19. Wandertag
Belchite nach Lécera
4,5h (mit Pause) / 16km
220m rauf / 127m runter
Wir frühstücken spät und lassen uns Zeit beim Losgehen. Draußen erwarten uns wieder Sonne und Wind satt. Ein kleiner Provianteinkauf beim Coviran, dann kann's losgehen. Herr Müller hat sich die Stange Brot sehr apart hinten auf den Rucksack geschnallt.
Hinter einem sehr schönen Schild "Las Favelas" laufen wir durch den sich ausdünnenden Rand von Belchite. Müll, Glasscherben und ausrangierte Sofas links und rechts. Westlich des Ortes führte bis in die 50er Jahre eine kleine Eisenbahnstrecke vorbei, die Kohle aus weiter südlich gelegenen Bergwerken bis nach Zaragoza transportiert hat. Die ehemalige Bahnstrecke wird heute unser Weg nach Süden werden. Am Rande von Belchite geht's aber erstmal nicht weiter, von der alten Brücke über den Rio Aguavivas stehen nur noch die Pfeiler. Also mogeln wir uns außenrum, unterhalb der Ruinen der Altstadt rüber zur Landstraße, laufen ein bißchen den LKWs entgegen und biegen dann neben dem Friedhof auf eine vergessene und langsam zuwachsende Asphaltpiste ein.
Dann rauf auf den Bahndamm. Manchmal noch deutlich erkennbar, manchmal nicht mehr als eine Traktorspur in der trockenen Erde. Ein paar Einschnitte, die die Trasse quer durch kleinere Hügel führt, zeugen deutlich von der alten Streckenführung. Links haben wir Aussicht über die Felder bis weit ins Land hinein, die Hügel rechts dienen den heraufziehenden Wolken als Auftrittsbühne. Während wir blinzelnd in die Sonne wandern, schätzen wir heute ständig ab, ob uns eine der dicken Schauerwolken erwischen wird, die der ständig pfeifende Wind immer mal wieder herandrückt.
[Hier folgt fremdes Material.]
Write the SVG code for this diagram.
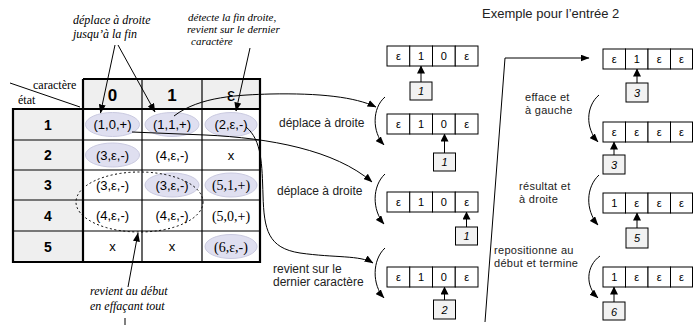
<svg xmlns="http://www.w3.org/2000/svg" width="693" height="325" viewBox="0 0 693 325">
<defs>
<marker id="ah" markerWidth="9" markerHeight="7" refX="8.5" refY="3.5" orient="auto" markerUnits="userSpaceOnUse">
<path d="M0,0 L9,3.5 L0,7 Z" fill="#000"/>
</marker>
<marker id="hh" markerWidth="8" markerHeight="8" refX="7.5" refY="4" orient="auto" markerUnits="userSpaceOnUse">
<path d="M0,0 L8,4 L0,8 Z" fill="#000"/>
</marker>
</defs>
<style>
.it{font-family:"Liberation Serif",serif;font-style:italic;font-size:11px;fill:#000}
.ser{font-family:"Liberation Serif",serif;font-size:12px;fill:#000}
.lab{font-family:"Liberation Sans",sans-serif;font-size:12px;fill:#222}
.lab2{font-family:"Liberation Sans",sans-serif;font-size:11px;letter-spacing:0.3px;fill:#222}
.cell{font-family:"Liberation Sans",sans-serif;font-size:13px;fill:#000;text-anchor:middle}
.cells{font-family:"Liberation Serif",serif;font-size:14px;fill:#000;text-anchor:middle}
.hd{font-family:"Liberation Sans",sans-serif;font-size:17px;font-weight:bold;fill:#000;text-anchor:middle}
.rw{font-family:"Liberation Sans",sans-serif;font-size:14px;font-weight:bold;fill:#000;text-anchor:middle}
.gray{fill:#efefef}
.el{fill:#dfdff0;stroke:#cacae0;stroke-width:1}
.tc{fill:#fff;stroke:#000;stroke-width:1}
.hb{fill:#f2f2f2;stroke:#000;stroke-width:1}
.tt{font-family:"Liberation Sans",sans-serif;font-size:11px;fill:#000;text-anchor:middle}
.ht{font-family:"Liberation Sans",sans-serif;font-style:italic;font-size:11px;fill:#000;text-anchor:middle}
.ln{fill:none;stroke:#000;stroke-width:1}
.thin{stroke:#000;stroke-width:1.2}
.thick{stroke:#000;stroke-width:2.2}
</style>

<text class="lab" x="482" y="18" style="font-size:13px">Exemple pour l’entrée 2</text>

<g id="table">
<rect class="gray" x="83" y="79" width="177" height="30"/>
<rect class="gray" x="13" y="109" width="70" height="153"/>
<line x1="10" y1="83" x2="80" y2="107" class="ln"/>
<text class="ser" x="33" y="89">caractère</text>
<text class="ser" x="18" y="104">état</text>
<text class="hd" x="112.5" y="101">0</text>
<text class="hd" x="172" y="101">1</text>
<text class="hd" x="231" y="101" style="font-weight:normal;font-size:18px">ε</text>
<text class="rw" x="48" y="129.5">1</text>
<text class="rw" x="48" y="160">2</text>
<text class="rw" x="48" y="190">3</text>
<text class="rw" x="48" y="220.5">4</text>
<text class="rw" x="48" y="251.5">5</text>
<g class="thin">
<line x1="13" y1="140" x2="260" y2="140"/>
<line x1="13" y1="170" x2="260" y2="170"/>
<line x1="13" y1="200" x2="260" y2="200"/>
<line x1="13" y1="231" x2="260" y2="231"/>
<line x1="142" y1="79" x2="142" y2="262"/>
<line x1="202" y1="79" x2="202" y2="262"/>
</g>
<g class="thick" fill="none">
<path d="M83,79 H260 V262 H13 V109 H260"/>
<line x1="83" y1="79" x2="83" y2="262"/>
</g>
<ellipse class="el" cx="112.5" cy="124.5" rx="27" ry="12"/>
<ellipse class="el" cx="172" cy="124.5" rx="27" ry="12"/>
<ellipse class="el" cx="231" cy="124.5" rx="26" ry="12"/>
<ellipse class="el" cx="112.5" cy="155" rx="27" ry="12"/>
<ellipse class="el" cx="172" cy="185" rx="27" ry="12"/>
<ellipse class="el" cx="231" cy="185" rx="26" ry="12"/>
<ellipse class="el" cx="231" cy="246.5" rx="26" ry="12"/>
<text class="cell" x="112.5" y="129">(1,0,+)</text>
<text class="cell" x="172" y="129">(1,1,+)</text>
<text class="cell" x="231" y="129">(2,ε,-)</text>
<text class="cell" x="112.5" y="159.5">(3,ε,-)</text>
<text class="cell" x="172" y="159.5">(4,ε,-)</text>
<text class="cell" x="231" y="159.5">x</text>
<text class="cell" x="112.5" y="189.5">(3,ε,-)</text>
<text class="cell" x="172" y="189.5">(3,ε,-)</text>
<text class="cells" x="231" y="190">(5,1,+)</text>
<text class="cell" x="112.5" y="220">(4,ε,-)</text>
<text class="cell" x="172" y="220">(4,ε,-)</text>
<text class="cells" x="231" y="220.5">(5,0,+)</text>
<text class="cell" x="112.5" y="251">x</text>
<text class="cell" x="172" y="251">x</text>
<text class="cells" x="231" y="251.5">(6,ε,-)</text>
<ellipse cx="139.5" cy="202" rx="63.5" ry="30" fill="none" stroke="#000" stroke-width="1" stroke-dasharray="2,2.5"/>
</g>

<g id="annotations">
<text class="it" x="73" y="24" style="font-size:12px">déplace à droite</text>
<text class="it" x="73" y="38" style="font-size:12px">jusqu’à la fin</text>
<text class="it" x="188" y="21">détecte la fin droite,</text>
<text class="it" x="187" y="33">revient sur le dernier</text>
<text class="it" x="191" y="45">caractère</text>
<text class="it" x="90" y="295" style="font-size:12px">revient au début</text>
<text class="it" x="90" y="310" style="font-size:12px">en effaçant tout</text>
</g>

<g id="tapes-left">
<g id="tapeL1">
<rect class="tc" x="387" y="46" width="22.75" height="20"/><rect class="tc" x="409.75" y="46" width="22.75" height="20"/><rect class="tc" x="432.5" y="46" width="22.75" height="20"/><rect class="tc" x="455.25" y="46" width="22.75" height="20"/>
<text class="tt" x="398.4" y="60">ε</text><text class="tt" x="421.1" y="60">1</text><text class="tt" x="443.9" y="60">0</text><text class="tt" x="466.6" y="60">ε</text>
<rect class="hb" x="410" y="82" width="22" height="18"/><text class="ht" x="421" y="95">1</text>
</g>
<g id="tapeL2">
<rect class="tc" x="387" y="114" width="22.75" height="20"/><rect class="tc" x="409.75" y="114" width="22.75" height="20"/><rect class="tc" x="432.5" y="114" width="22.75" height="20"/><rect class="tc" x="455.25" y="114" width="22.75" height="20"/>
<text class="tt" x="398.4" y="128">ε</text><text class="tt" x="421.1" y="128">1</text><text class="tt" x="443.9" y="128">0</text><text class="tt" x="466.6" y="128">ε</text>
<rect class="hb" x="433.5" y="153" width="22" height="18"/><text class="ht" x="444.5" y="166">1</text>
</g>
<g id="tapeL3">
<rect class="tc" x="387" y="192" width="22.75" height="20"/><rect class="tc" x="409.75" y="192" width="22.75" height="20"/><rect class="tc" x="432.5" y="192" width="22.75" height="20"/><rect class="tc" x="455.25" y="192" width="22.75" height="20"/>
<text class="tt" x="398.4" y="206">ε</text><text class="tt" x="421.1" y="206">1</text><text class="tt" x="443.9" y="206">0</text><text class="tt" x="466.6" y="206">ε</text>
<rect class="hb" x="455.5" y="227" width="22" height="18"/><text class="ht" x="466.5" y="240">1</text>
</g>
<g id="tapeL4">
<rect class="tc" x="387" y="267" width="22.75" height="20"/><rect class="tc" x="409.75" y="267" width="22.75" height="20"/><rect class="tc" x="432.5" y="267" width="22.75" height="20"/><rect class="tc" x="455.25" y="267" width="22.75" height="20"/>
<text class="tt" x="398.4" y="281">ε</text><text class="tt" x="421.1" y="281">1</text><text class="tt" x="443.9" y="281">0</text><text class="tt" x="466.6" y="281">ε</text>
<rect class="hb" x="433.5" y="300" width="22" height="19"/><text class="ht" x="444.5" y="313.5">2</text>
</g>
<text class="lab" x="279" y="127">déplace à droite</text>
<text class="lab" x="277" y="195">déplace à droite</text>
<text class="lab" x="273" y="273">revient sur le</text>
<text class="lab" x="273" y="286">dernier caractère</text>
</g>

<g id="tapes-right">
<g id="tapeR1">
<rect class="tc" x="603" y="49" width="22.5" height="20"/><rect class="tc" x="625.5" y="49" width="22.5" height="20"/><rect class="tc" x="648" y="49" width="22.5" height="20"/><rect class="tc" x="670.5" y="49" width="22" height="20"/>
<text class="tt" x="614.3" y="63">ε</text><text class="tt" x="636.8" y="63">1</text><text class="tt" x="659.3" y="63">ε</text><text class="tt" x="681.5" y="63">ε</text>
<rect class="hb" x="626" y="83" width="22" height="19"/><text class="ht" x="637" y="96.5">3</text>
</g>
<g id="tapeR2">
<rect class="tc" x="603" y="122" width="22.5" height="20"/><rect class="tc" x="625.5" y="122" width="22.5" height="20"/><rect class="tc" x="648" y="122" width="22.5" height="20"/><rect class="tc" x="670.5" y="122" width="22" height="20"/>
<text class="tt" x="614.3" y="136">ε</text><text class="tt" x="636.8" y="136">ε</text><text class="tt" x="659.3" y="136">ε</text><text class="tt" x="681.5" y="136">ε</text>
<rect class="hb" x="603" y="155" width="22" height="19"/><text class="ht" x="614" y="168.5">3</text>
</g>
<g id="tapeR3">
<rect class="tc" x="603" y="193" width="22.5" height="20"/><rect class="tc" x="625.5" y="193" width="22.5" height="20"/><rect class="tc" x="648" y="193" width="22.5" height="20"/><rect class="tc" x="670.5" y="193" width="22" height="20"/>
<text class="tt" x="614.3" y="207">1</text><text class="tt" x="636.8" y="207">ε</text><text class="tt" x="659.3" y="207">ε</text><text class="tt" x="681.5" y="207">ε</text>
<rect class="hb" x="626" y="228" width="22" height="20"/><text class="ht" x="637" y="242">5</text>
</g>
<g id="tapeR4">
<rect class="tc" x="603" y="267" width="22.5" height="20"/><rect class="tc" x="625.5" y="267" width="22.5" height="20"/><rect class="tc" x="648" y="267" width="22.5" height="20"/><rect class="tc" x="670.5" y="267" width="22" height="20"/>
<text class="tt" x="614.3" y="281">1</text><text class="tt" x="636.8" y="281">ε</text><text class="tt" x="659.3" y="281">ε</text><text class="tt" x="681.5" y="281">ε</text>
<rect class="hb" x="603" y="302" width="22" height="18"/><text class="ht" x="614" y="315.5">6</text>
</g>
<text class="lab2" x="525" y="101">efface et</text>
<text class="lab2" x="525" y="114">à gauche</text>
<text class="lab2" x="519" y="190">résultat et</text>
<text class="lab2" x="519" y="203">à droite</text>
<text class="lab2" x="494" y="254">repositionne au</text>
<text class="lab2" x="494" y="267">début et termine</text>
</g>

<g id="connectors" class="ln">
<line x1="115" y1="45" x2="100.5" y2="113" marker-end="url(#ah)"/>
<line x1="118" y1="45" x2="155" y2="112" marker-end="url(#ah)"/>
<line x1="250" y1="48" x2="236" y2="111" marker-end="url(#ah)"/>
<line x1="128" y1="287" x2="138" y2="233" marker-end="url(#ah)"/>
<line x1="125" y1="318" x2="125" y2="325"/>
<path d="M174,116 C200,96 240,95 270,94 C320,93 355,97 376,107" marker-end="url(#ah)"/>
<path d="M132,132 L205,135 C270,138 335,150 372,182" marker-end="url(#ah)"/>
<path d="M246,127 C262,140 262,165 263,195 C264,230 268,248 300,253 C335,258 360,255 373,263" marker-end="url(#ah)"/>
<path d="M385,97 C372,108 372,132 384,145" marker-end="url(#ah)"/>
<path d="M385,174 C372,186 372,210 384,224" marker-end="url(#ah)"/>
<path d="M385,248 C372,260 372,285 384,298" marker-end="url(#ah)"/>
<path d="M599,95 C586,106 585,128 598,142" marker-end="url(#ah)"/>
<path d="M599,175 C586,187 585,210 598,225" marker-end="url(#ah)"/>
<path d="M600,256 C586,266 585,286 598,298" marker-end="url(#ah)"/>
<path d="M485,322 L505,58 L589,58" marker-end="url(#ah)"/>
<line x1="421" y1="82" x2="421" y2="66" marker-end="url(#hh)"/>
<line x1="444.5" y1="153" x2="444.5" y2="134" marker-end="url(#hh)"/>
<line x1="466.5" y1="227" x2="466.5" y2="212" marker-end="url(#hh)"/>
<line x1="444.5" y1="300" x2="444.5" y2="287" marker-end="url(#hh)"/>
<line x1="637" y1="83" x2="637" y2="69" marker-end="url(#hh)"/>
<line x1="614" y1="155" x2="614" y2="142" marker-end="url(#hh)"/>
<line x1="637" y1="228" x2="637" y2="213" marker-end="url(#hh)"/>
<line x1="614" y1="302" x2="614" y2="287" marker-end="url(#hh)"/>
</g>
</svg>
Wir finden im Windschatten hinter ein paar Sträuchern einen guten Platz für eine ausgiebige Mittagspause. Zu Aussicht und Sonne gibt es Brot, Oliven, Wurst, Schokolade und ähnliche Zutaten. Wir können den Ameisen dabei zuschauen, wie sie in Windeseile unsere Brotkrümel finden und triumphierend nach Hause tragen. Herr Müller wird genötigt, noch die letzte verbleibende Bierdose zu leeren, die er gestern Abend verschmäht hat. Nach einer Stunde ziehen wir weiter auf dem Bahndamm durch die Hügellandschaft. Bald öffnet sich die Sicht auf ein neues Tal, in dem die Flächen etwas überschaubarer und weniger endlos werden. Ein paar Felder mit alten Weinstöcken, ein Bauernhof mit einem kleinen Wäldchen nebendran, dazu das Licht der tief stehenden Sonne, die erheblich zur Dramatik beiträgt.
Wir verlassen den Bahndamm, der auf vielen Feldern von den Bauern weggepflügt wurde und peilen den Kirchturm von Lécera an. Die Sonne steht schon knapp über dem Horizont, in einer Stunde wird es dunkel. Immerhin haben wir es geschafft, uns zwischen allen Schauerfronten hindurch trocken durch den Tag zu mogeln. Das hätte auch anders ausgehen können... Die letzten Kilometer bis Lécera sind wieder fast wüstenartig, wir erreichen in der Dämmerung das Dorf. Unsere Unterkunft für heute Nacht ist eine prächtige Casa Rural am Dorfplatz neben der Kirche, der Eigentümer Jesús empfängt uns und zeigt uns erstmal das Haus. Tolle Räume, Mosaikböden, schwere Möbel, ein Badezimmer mit freistehender klassischer Badewanne. Draußen rüttelt weiter der Wind an den stillen Haustüren des Dorfes, es ist nach Sonnenuntergang schnell kalt geworden, vielleicht noch so 9 Grad. Jesús versorgt uns mit Abendessen, wir uns mit Bieren aus dem Gästekühlschrank.
Eine großartige Etappe, auch wenn ich mit dem theoretischen Blick auf die Karte vorher immer gedacht habe, daß heute ein furchtbar öder Tag werden würde. Aber wahrscheinlich haben uns Wolken und Sonne einfach schwer in die Hände gespielt.